Even if my father takes antibiotics beforehand, could he develop a serious infection when he has a prostate biopsy? Are there other possible complications we should be on the lookout for?
Internist Harvey B. Simon, M.D., editor of the monthly newsletter Harvard Men’s Health Watch responds:
It’s not likely that your father will develop an infection following his prostate biopsy. Most doctors recommend a cleansing enema beforehand and prescribe antibiotics — usually either ciprofloxacin (Cipro) or levofloxacin (Levaquin) — to minimize the risk. These drugs belong to a class of medications called fluoroquinolones. Drugs with tongue-twisting names like gemifloxacin (Factive), moxifloxacin (Avelox), norfloxacin (Noroxin), and ofloxacin (Floxin) fall into this class, too.
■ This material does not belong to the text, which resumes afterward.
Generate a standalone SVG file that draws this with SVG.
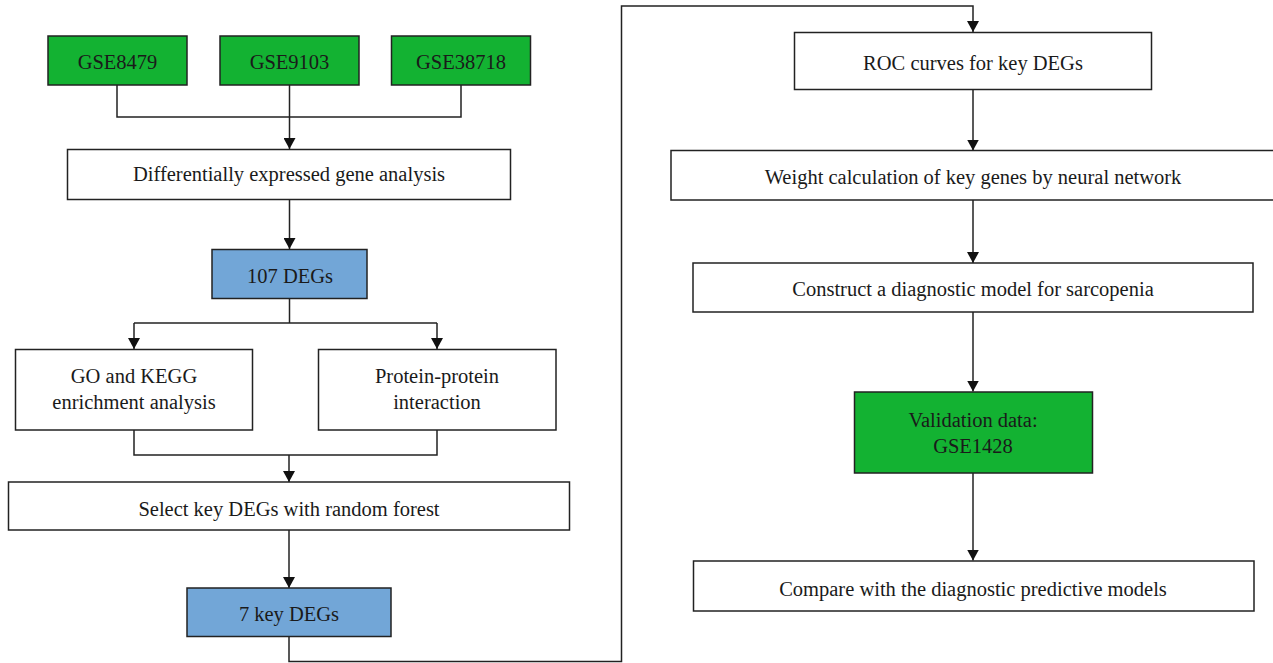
<svg xmlns="http://www.w3.org/2000/svg" width="1273" height="663" viewBox="0 0 1273 663">
<style>
.box{stroke:#222;stroke-width:1.5}
.w{fill:#fff}
.g{fill:#13b232}
.b{fill:#72a6d7}
text{font-family:"Liberation Serif","Times New Roman",serif;font-size:20.5px;fill:#1a1a1a;text-anchor:middle;dominant-baseline:central}
.c{fill:none;stroke:#222;stroke-width:1.5}
</style>
<defs>
<marker id="ah" viewBox="0 0 11 12" refX="11" refY="6" markerWidth="11" markerHeight="12" markerUnits="userSpaceOnUse" orient="auto">
<path d="M0,0 L11,6 L0,12 z" fill="#111"/>
</marker>
</defs>
<rect width="1273" height="663" fill="#fff"/>
<g id="connectors">
<polyline class="c" points="117,85 117,117 461,117 461,85"/>
<line class="c" x1="289.5" y1="85" x2="289.5" y2="149" marker-end="url(#ah)"/>
<line class="c" x1="289.5" y1="199" x2="289.5" y2="249" marker-end="url(#ah)"/>
<polyline class="c" points="289.5,298 289.5,323"/>
<polyline class="c" points="134,323 437,323"/>
<line class="c" x1="134" y1="323" x2="134" y2="349" marker-end="url(#ah)"/>
<line class="c" x1="437" y1="323" x2="437" y2="349" marker-end="url(#ah)"/>
<polyline class="c" points="134,430 134,455 437,455 437,430"/>
<line class="c" x1="289" y1="455" x2="289" y2="482" marker-end="url(#ah)"/>
<line class="c" x1="289" y1="530" x2="289" y2="588" marker-end="url(#ah)"/>
<polyline class="c" points="289,636 289,661.5 621.5,661.5 621.5,6 973,6 973,32" marker-end="url(#ah)"/>
<line class="c" x1="973" y1="89" x2="973" y2="150.5" marker-end="url(#ah)"/>
<line class="c" x1="973" y1="200" x2="973" y2="263" marker-end="url(#ah)"/>
<line class="c" x1="973" y1="312" x2="973" y2="391.5" marker-end="url(#ah)"/>
<line class="c" x1="973" y1="473" x2="973" y2="560.5" marker-end="url(#ah)"/>
</g>
<g id="gse8479"><rect class="box g" x="48" y="36" width="139" height="49"/><text x="117.5" y="62">GSE8479</text></g>
<g id="gse9103"><rect class="box g" x="220" y="36" width="139" height="49"/><text x="289.5" y="62">GSE9103</text></g>
<g id="gse38718"><rect class="box g" x="391.5" y="36" width="139" height="49"/><text x="461" y="62">GSE38718</text></g>
<g id="dega"><rect class="box w" x="67.5" y="149.5" width="443" height="50"/><text x="289" y="173.5">Differentially expressed gene analysis</text></g>
<g id="degs107"><rect class="box b" x="212" y="249.5" width="155" height="49"/><text x="290" y="276">107 DEGs</text></g>
<g id="gokegg"><rect class="box w" x="15.5" y="349.5" width="237" height="80.5"/><text x="134" y="376">GO and KEGG</text><text x="134" y="401.5">enrichment analysis</text></g>
<g id="ppi"><rect class="box w" x="318.5" y="349.5" width="237.5" height="80.5"/><text x="437" y="376">Protein-protein</text><text x="437" y="401.5">interaction</text></g>
<g id="select"><rect class="box w" x="8.5" y="482" width="561" height="48"/><text x="289" y="508.5">Select key DEGs with random forest</text></g>
<g id="keydegs"><rect class="box b" x="187" y="588" width="204" height="48.5"/><text x="289" y="613.5">7 key DEGs</text></g>
<g id="roc"><rect class="box w" x="794.5" y="32.5" width="357" height="57"/><text x="973" y="63">ROC curves for key DEGs</text></g>
<g id="weight"><rect class="box w" x="671" y="150.5" width="610" height="49.5"/><text x="973" y="177">Weight calculation of key genes by neural network</text></g>
<g id="construct"><rect class="box w" x="693" y="263" width="560" height="49"/><text x="973" y="289">Construct a diagnostic model for sarcopenia</text></g>
<g id="validation"><rect class="box g" x="854.5" y="392" width="238" height="81"/><text x="973" y="420">Validation data:</text><text x="973" y="446">GSE1428</text></g>
<g id="compare"><rect class="box w" x="693.5" y="561" width="560.5" height="50"/><text x="973" y="589">Compare with the diagnostic predictive models</text></g>
</svg>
Unfortunately, about 2.5% to 3% of men who take fluoroquinolones still develop serious urinary tract infections or bacterial prostatitis within a week of their biopsies. This can happen if the infection-causing bacteria are resistant to the antibiotic that was prescribed. If your father develops a fever, chills, muscle aches, an urgent need to urinate, or frequent or burning urination, be sure he gets medical attention promptly. He may need to receive another antibiotic to halt the infection, and delaying treatment can have serious consequences.
Although fluoroquinolones are effective in treating a variety of bacterial infections, they can raise the risk of tendinitis and tears in the Achilles’ tendon at the back of the ankle and, less often, in other tendons. (Tendons connect muscles to joints.) According to the FDA, the chance of having tendon problems increases in people who are over age 60, are taking steroids, or are organ transplant recipients. Other possible side effects from these popular and effective drugs include allergic reactions, headaches, nausea, and diarrhea.
Admittedly, these complications sound worrying, but keep in mind that most men never experience them. If an infection does develop, with treatment most men feel back to normal within a few days; without it, the reverse is true.